[Given data start]
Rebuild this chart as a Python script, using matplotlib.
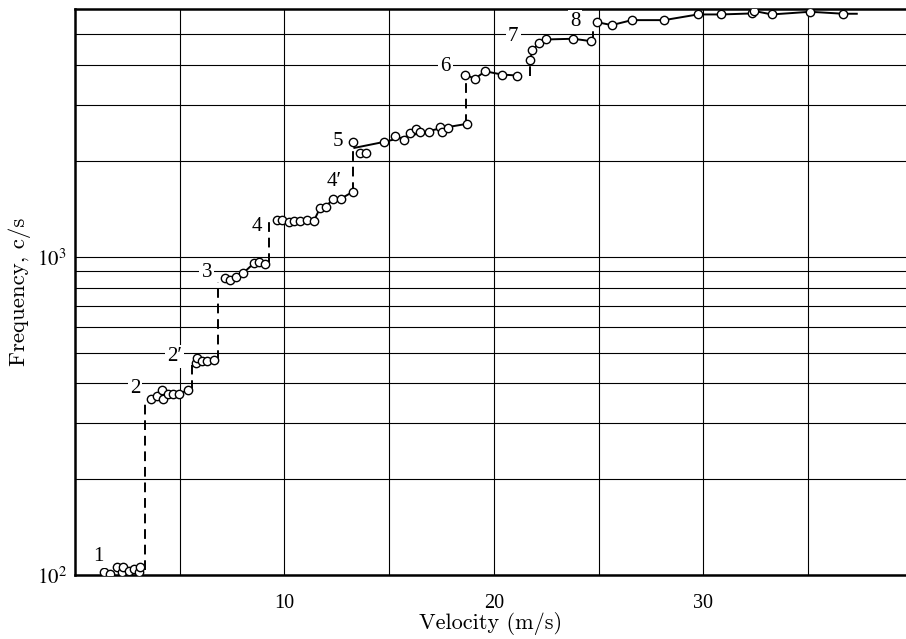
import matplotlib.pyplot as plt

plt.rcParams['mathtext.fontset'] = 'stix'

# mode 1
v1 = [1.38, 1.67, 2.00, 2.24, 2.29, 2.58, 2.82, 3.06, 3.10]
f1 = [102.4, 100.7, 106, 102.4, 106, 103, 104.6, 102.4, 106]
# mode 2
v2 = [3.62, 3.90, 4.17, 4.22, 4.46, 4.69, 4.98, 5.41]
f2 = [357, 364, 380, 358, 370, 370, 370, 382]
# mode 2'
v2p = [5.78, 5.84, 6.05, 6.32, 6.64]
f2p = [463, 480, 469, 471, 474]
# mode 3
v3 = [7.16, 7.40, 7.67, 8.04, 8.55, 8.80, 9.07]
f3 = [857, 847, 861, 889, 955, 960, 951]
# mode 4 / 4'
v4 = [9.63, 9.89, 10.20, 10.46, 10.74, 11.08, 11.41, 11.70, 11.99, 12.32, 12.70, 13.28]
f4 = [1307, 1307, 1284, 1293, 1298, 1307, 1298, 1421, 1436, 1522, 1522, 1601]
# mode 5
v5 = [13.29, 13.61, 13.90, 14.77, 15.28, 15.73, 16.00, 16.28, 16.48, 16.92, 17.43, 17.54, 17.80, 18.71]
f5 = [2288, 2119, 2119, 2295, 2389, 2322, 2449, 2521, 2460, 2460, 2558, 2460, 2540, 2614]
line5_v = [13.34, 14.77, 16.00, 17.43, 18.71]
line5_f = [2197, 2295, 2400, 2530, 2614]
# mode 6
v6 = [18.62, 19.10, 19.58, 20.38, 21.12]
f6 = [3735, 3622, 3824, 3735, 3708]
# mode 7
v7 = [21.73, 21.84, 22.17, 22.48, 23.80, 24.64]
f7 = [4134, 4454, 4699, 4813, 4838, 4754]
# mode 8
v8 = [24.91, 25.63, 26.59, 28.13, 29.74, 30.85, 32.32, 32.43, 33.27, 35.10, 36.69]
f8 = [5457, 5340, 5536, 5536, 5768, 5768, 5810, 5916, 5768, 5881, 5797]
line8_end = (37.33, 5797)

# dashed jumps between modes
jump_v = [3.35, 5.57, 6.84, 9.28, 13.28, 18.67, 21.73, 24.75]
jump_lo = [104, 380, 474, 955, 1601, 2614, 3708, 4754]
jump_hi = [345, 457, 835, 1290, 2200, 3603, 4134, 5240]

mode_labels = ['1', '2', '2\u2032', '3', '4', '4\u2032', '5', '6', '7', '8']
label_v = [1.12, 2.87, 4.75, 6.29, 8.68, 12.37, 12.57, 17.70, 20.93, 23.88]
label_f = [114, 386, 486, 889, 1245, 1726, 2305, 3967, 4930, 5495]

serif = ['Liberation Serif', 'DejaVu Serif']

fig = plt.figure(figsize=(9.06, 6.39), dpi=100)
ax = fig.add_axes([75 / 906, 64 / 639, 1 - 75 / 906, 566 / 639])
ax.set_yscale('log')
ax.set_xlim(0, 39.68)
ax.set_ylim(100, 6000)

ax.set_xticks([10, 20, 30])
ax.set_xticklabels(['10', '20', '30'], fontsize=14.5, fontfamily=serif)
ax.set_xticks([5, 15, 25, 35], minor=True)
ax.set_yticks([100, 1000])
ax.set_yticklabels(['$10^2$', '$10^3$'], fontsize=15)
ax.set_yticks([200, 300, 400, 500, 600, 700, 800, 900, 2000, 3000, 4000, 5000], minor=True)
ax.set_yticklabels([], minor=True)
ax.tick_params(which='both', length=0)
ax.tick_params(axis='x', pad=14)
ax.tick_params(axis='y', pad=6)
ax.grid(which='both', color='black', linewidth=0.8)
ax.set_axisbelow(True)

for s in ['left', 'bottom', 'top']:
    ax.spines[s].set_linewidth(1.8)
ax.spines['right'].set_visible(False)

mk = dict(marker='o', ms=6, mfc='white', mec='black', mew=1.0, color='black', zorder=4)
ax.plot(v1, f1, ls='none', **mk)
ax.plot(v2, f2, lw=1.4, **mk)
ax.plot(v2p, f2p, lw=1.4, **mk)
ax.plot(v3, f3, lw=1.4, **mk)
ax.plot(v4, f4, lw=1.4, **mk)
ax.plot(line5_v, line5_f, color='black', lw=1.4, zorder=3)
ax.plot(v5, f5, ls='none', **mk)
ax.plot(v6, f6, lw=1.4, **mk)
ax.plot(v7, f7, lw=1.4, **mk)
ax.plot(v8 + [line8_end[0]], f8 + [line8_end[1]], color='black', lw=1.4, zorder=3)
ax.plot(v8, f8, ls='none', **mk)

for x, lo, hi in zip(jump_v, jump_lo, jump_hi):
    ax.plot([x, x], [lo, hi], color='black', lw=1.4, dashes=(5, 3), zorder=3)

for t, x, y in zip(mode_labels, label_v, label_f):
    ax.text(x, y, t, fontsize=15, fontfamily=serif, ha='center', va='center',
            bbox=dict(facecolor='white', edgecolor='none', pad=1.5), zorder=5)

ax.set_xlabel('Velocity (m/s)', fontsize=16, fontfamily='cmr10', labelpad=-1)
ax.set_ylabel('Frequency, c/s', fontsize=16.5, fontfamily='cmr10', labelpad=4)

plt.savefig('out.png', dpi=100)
[Given data end]
— What needs to be done —
Copy every line of the data word for word, omitting the images.

— Answer to the task —
Rebuild this chart as a Python script, using matplotlib.
import matplotlib.pyplot as plt

plt.rcParams['mathtext.fontset'] = 'stix'

# mode 1
v1 = [1.38, 1.67, 2.00, 2.24, 2.29, 2.58, 2.82, 3.06, 3.10]
f1 = [102.4, 100.7, 106, 102.4, 106, 103, 104.6, 102.4, 106]
# mode 2
v2 = [3.62, 3.90, 4.17, 4.22, 4.46, 4.69, 4.98, 5.41]
f2 = [357, 364, 380, 358, 370, 370, 370, 382]
# mode 2'
v2p = [5.78, 5.84, 6.05, 6.32, 6.64]
f2p = [463, 480, 469, 471, 474]
# mode 3
v3 = [7.16, 7.40, 7.67, 8.04, 8.55, 8.80, 9.07]
f3 = [857, 847, 861, 889, 955, 960, 951]
# mode 4 / 4'
v4 = [9.63, 9.89, 10.20, 10.46, 10.74, 11.08, 11.41, 11.70, 11.99, 12.32, 12.70, 13.28]
f4 = [1307, 1307, 1284, 1293, 1298, 1307, 1298, 1421, 1436, 1522, 1522, 1601]
# mode 5
v5 = [13.29, 13.61, 13.90, 14.77, 15.28, 15.73, 16.00, 16.28, 16.48, 16.92, 17.43, 17.54, 17.80, 18.71]
f5 = [2288, 2119, 2119, 2295, 2389, 2322, 2449, 2521, 2460, 2460, 2558, 2460, 2540, 2614]
line5_v = [13.34, 14.77, 16.00, 17.43, 18.71]
line5_f = [2197, 2295, 2400, 2530, 2614]
# mode 6
v6 = [18.62, 19.10, 19.58, 20.38, 21.12]
f6 = [3735, 3622, 3824, 3735, 3708]
# mode 7
v7 = [21.73, 21.84, 22.17, 22.48, 23.80, 24.64]
f7 = [4134, 4454, 4699, 4813, 4838, 4754]
# mode 8
v8 = [24.91, 25.63, 26.59, 28.13, 29.74, 30.85, 32.32, 32.43, 33.27, 35.10, 36.69]
f8 = [5457, 5340, 5536, 5536, 5768, 5768, 5810, 5916, 5768, 5881, 5797]
line8_end = (37.33, 5797)

# dashed jumps between modes
jump_v = [3.35, 5.57, 6.84, 9.28, 13.28, 18.67, 21.73, 24.75]
jump_lo = [104, 380, 474, 955, 1601, 2614, 3708, 4754]
jump_hi = [345, 457, 835, 1290, 2200, 3603, 4134, 5240]

mode_labels = ['1', '2', '2\u2032', '3', '4', '4\u2032', '5', '6', '7', '8']
label_v = [1.12, 2.87, 4.75, 6.29, 8.68, 12.37, 12.57, 17.70, 20.93, 23.88]
label_f = [114, 386, 486, 889, 1245, 1726, 2305, 3967, 4930, 5495]

serif = ['Liberation Serif', 'DejaVu Serif']

fig = plt.figure(figsize=(9.06, 6.39), dpi=100)
ax = fig.add_axes([75 / 906, 64 / 639, 1 - 75 / 906, 566 / 639])
ax.set_yscale('log')
ax.set_xlim(0, 39.68)
ax.set_ylim(100, 6000)

ax.set_xticks([10, 20, 30])
ax.set_xticklabels(['10', '20', '30'], fontsize=14.5, fontfamily=serif)
ax.set_xticks([5, 15, 25, 35], minor=True)
ax.set_yticks([100, 1000])
ax.set_yticklabels(['$10^2$', '$10^3$'], fontsize=15)
ax.set_yticks([200, 300, 400, 500, 600, 700, 800, 900, 2000, 3000, 4000, 5000], minor=True)
ax.set_yticklabels([], minor=True)
ax.tick_params(which='both', length=0)
ax.tick_params(axis='x', pad=14)
ax.tick_params(axis='y', pad=6)
ax.grid(which='both', color='black', linewidth=0.8)
ax.set_axisbelow(True)

for s in ['left', 'bottom', 'top']:
    ax.spines[s].set_linewidth(1.8)
ax.spines['right'].set_visible(False)

mk = dict(marker='o', ms=6, mfc='white', mec='black', mew=1.0, color='black', zorder=4)
ax.plot(v1, f1, ls='none', **mk)
ax.plot(v2, f2, lw=1.4, **mk)
ax.plot(v2p, f2p, lw=1.4, **mk)
ax.plot(v3, f3, lw=1.4, **mk)
ax.plot(v4, f4, lw=1.4, **mk)
ax.plot(line5_v, line5_f, color='black', lw=1.4, zorder=3)
ax.plot(v5, f5, ls='none', **mk)
ax.plot(v6, f6, lw=1.4, **mk)
ax.plot(v7, f7, lw=1.4, **mk)
ax.plot(v8 + [line8_end[0]], f8 + [line8_end[1]], color='black', lw=1.4, zorder=3)
ax.plot(v8, f8, ls='none', **mk)

for x, lo, hi in zip(jump_v, jump_lo, jump_hi):
    ax.plot([x, x], [lo, hi], color='black', lw=1.4, dashes=(5, 3), zorder=3)

for t, x, y in zip(mode_labels, label_v, label_f):
    ax.text(x, y, t, fontsize=15, fontfamily=serif, ha='center', va='center',
            bbox=dict(facecolor='white', edgecolor='none', pad=1.5), zorder=5)

ax.set_xlabel('Velocity (m/s)', fontsize=16, fontfamily='cmr10', labelpad=-1)
ax.set_ylabel('Frequency, c/s', fontsize=16.5, fontfamily='cmr10', labelpad=4)

plt.savefig('out.png', dpi=100)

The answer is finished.